Nicaragua in Revolt
Protests in Managua, Nicaragua via Wikimedia Commons
After Nicaragua’s President, Daniel Ortega, proposed a change in the nation’s social security policies, dissent filled the streets. Led by university students, in a sudden wave of protests catalyzed by social media, anti-government cries cloaked the nation. On April 18, Ortega proposed a pension reform that would lead to higher taxes alongside a reduction of pension benefits. Since the announcement, Nicaragua has witnessed revolt from students and the working class as the nation continues to resist Ortega’s agenda and meet violence from militarized authorities.
Due to the uprising, Ortega has since backtracked on his proposed reform. However, his statement comes after violence in the nation met death; reports state 26 people died due to clashes, while other human rights organizations argue the number is much higher. One of those murdered was journalist Angel Gahona who died during a Facebook Live Stream.
Although Ortega rescinded his proposal, protests continue, underlining the reality of dissent in the nation: the pension reforms were not the root of anti-Ortega sentiment. Rather, anger towards Ortega’s previous electoral fraud and separation from constituencies underpin much of the revolt. The protests proved to extend beyond solely the pension plan, revealing the long held aversion to Ortega’s presidency.
Beginning with student-led insurgencies, the protests expanded to include sentiment from multiple sectors of society. The rise of these revolts are particularly significant when analyzing Ortega’s history of censorship. With his wife as Vice-President, Ortega’s presidency is riddled with intense control, as the executive branch holds power over the government and media.
Although Ortega was recently re-elected into office in 2007, his influence spans back to the 1970s when he led a revolution alongside the left-wing Sandinistas insurgents against the Somoza dynasty. He has since held on to power due to changes in electoral processes and suspected electoral fraud. Leading a coup to overthrow dictator Anastasio Somoza in 1979, Ortega and the left-wing Sandinista National Liberation Front (FSLN) soon came to power. Between 1979 and 1990, Ortega held a tight grip on anti-government protests, censoring those who opposed him through control of media and authoritative policing. Though he lost power in 1990, Ortega’s influence still influenced future presidents as they only enacted policies that had Ortega’s tacit approval. Much of this was due to a threat to his power from the Contras, an anti-Sandinista group armed and supported by Reagan and the U.S.. However, these authoritative structures have spanned to modern day, where fraud and censorship have allowed Ortega to ignore the calls of the masses for too long.

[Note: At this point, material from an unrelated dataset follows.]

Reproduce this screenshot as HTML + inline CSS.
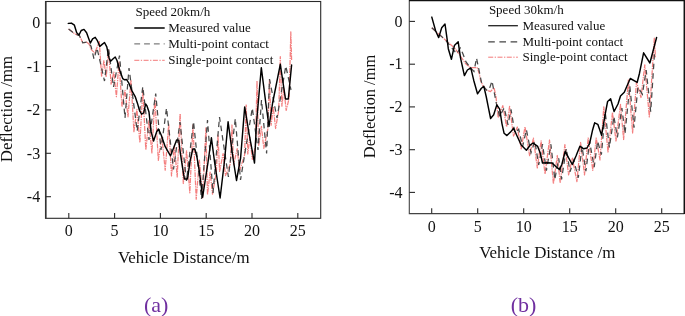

Ortega’s rise to power and history of insurgency expose the irony of his censorship along with his growing ties to big businesses. In response to this hypocrisy, youth across the nation are echoing their ancestors’ insurgency in the 1970s as they tackle Nicaragua’s current corrupt government.
While Ortega garnered power under a leftist banner, his tenure as president reveals strong links with big business. While he did create policies that reduced poverty in the past, his alliances with corporations and the recent social security announcement underline his abandonment of the working class. In addition, before completely rescinding his pension proposal, he offered to reconsider the plan by negotiating with business leaders, removing the working class from any potential say in the reform. Using the streets as avenues towards empowering their voice, those excluded were forced those in power to listen. After civilians were killed, the Pope’s plea to end the violence, and clashes between protesters and authoritative police tarnished cities across Nicaragua, Ortega eventually backtracked on his proposal.

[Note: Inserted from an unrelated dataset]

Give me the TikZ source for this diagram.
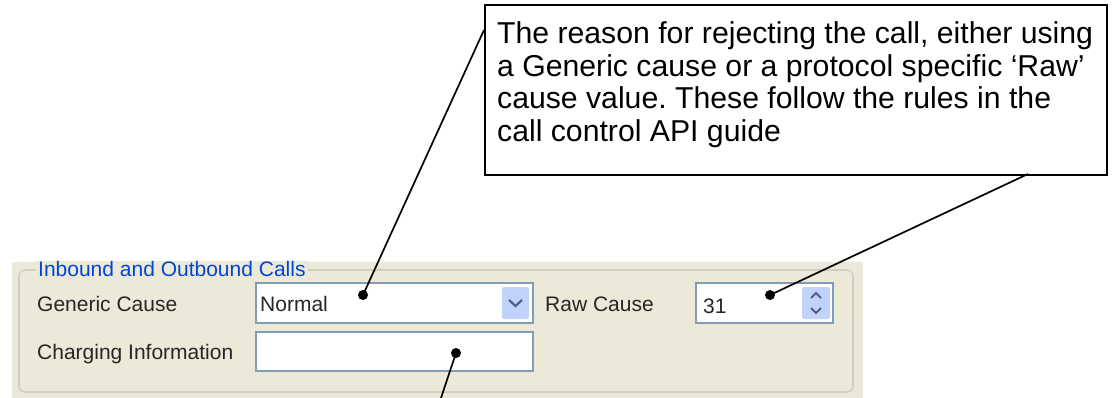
\documentclass[tikz,border=0pt]{standalone}
\usepackage{fontspec}
\setmainfont{Liberation Sans}
\frenchspacing
\usetikzlibrary{positioning,calc}
\definecolor{Panel}{HTML}{ECE9D8}
\definecolor{Frame}{HTML}{D0D0BF}
\definecolor{Field}{HTML}{7F9DB9}
\definecolor{Title}{HTML}{0046D5}
\definecolor{Btn}{HTML}{C1D3FB}
\definecolor{Glyph}{HTML}{4D6185}

\tikzset{
  lbl/.style={anchor=base west,inner sep=0pt,font=\fontsize{21}{24}\selectfont,text=black!85},
  field/.style={draw=Field,fill=white,line width=1.2pt},
  btn/.style={fill=Btn,rounded corners=2pt},
  chev/.style={draw=Glyph,line width=2.2pt},
  dot/.style={circle,fill=black,inner sep=0pt,minimum size=10pt},
  lead/.style={line width=1.7pt},
  notebox/.style={draw,line width=2.4pt,anchor=north west,minimum width=622pt,minimum height=170pt,inner sep=0pt},
}

\begin{document}
\begin{tikzpicture}[x=1pt,y=-1pt]
  \useasboundingbox (0,0) rectangle (1113,398);
  \fill[white] (0,0) rectangle (1113,398);
  % dialog panel
  \fill[Panel] (12,262) rectangle (863,398);
  \draw[Frame,line width=1.6pt,rounded corners=6pt] (19,270) rectangle (853,392);
  \node[lbl,text=Title,fill=Panel,inner xsep=2pt] (group) at (36,276) {Inbound and Outbound Calls};

  % fields
  \draw[field] (256,283) rectangle (533,323);
  \fill[btn] (502,287) rectangle (529,319);
  \draw[chev] (509,300) -- (515.5,306) -- (522,300);
  \draw[field] (256,332) rectangle (533,371);
  \draw[field] (696,283) rectangle (833,323);
  \fill[btn] (802,287) rectangle (830,319);
  \draw[chev,line width=1.8pt] (811,298) -- (816,293) -- (821,298);
  \draw[chev,line width=1.8pt] (811,308) -- (816,313) -- (821,308);

  \node[lbl] (gencause) at (37,311) {Generic Cause};
  \node[lbl] (charging) at (37,359) {Charging Information};
  \node[lbl] (rawcause) at (545,311) {Raw Cause};
  \node[lbl] (normal) at (260,311) {Normal};
  \node[lbl] (rawval) at (703,313) {31};

  % callout
  \node[notebox] (box) at (484,4) {};
  \node[anchor=north west,inner sep=0pt,align=left,font=\fontsize{30.2}{32.5}\selectfont] (note) at (497,21.5)
    {The reason for rejecting the call, either using\\
     a Generic cause or a protocol specific `Raw'\\
     cause value. These follow the rules in the\\
     call control API guide};

  \node[dot] (dgen) at (363,295) {};
  \node[dot] (draw) at (770,295) {};
  \node[dot] (dchg) at (456,353) {};
  \coordinate (tipgen) at (484,30);
  \coordinate (tipraw) at (1028,174);
  \coordinate (tipchg) at (441,398);
  \draw[lead] (dgen.center) -- (tipgen);
  \draw[lead] (draw.center) -- (tipraw);
  \draw[lead] (dchg.center) -- (tipchg);
\end{tikzpicture}
\end{document}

The speed at which the protests spread throughout the nation and the leader’s decision to reverse statements represent the power of protests, especially those that have grown rapidly due to social media. The media, however, often overlooks several elements which contribute to the destruction of cities as a result of violence. During the protests, looting occurred throughout the capital Managua, an act many argue was perpetuated by the government in an attempt to entice businesses to intervene. Images across Nicaragua show people throughout the nation attempting to grapple with the sudden uprisings as buildings burn and their neighbors meet attacks by militarized forces.
While Ortega remains in power, it is unclear whether his tenure will come to end. As protests continue, the insurgencies foreshadow a potential demise for Ortega as he follows the path of Anastasio Somoza, the man Ortega once overthrew. Today, a new revolution brews along the terrain; as Nicaraguan historian Mateo Jarquin Chamorro states, “Nicaragua will never be the same again.” For many, the revolution Ortega was once committed to has died, and amongst its death, a new one has been born.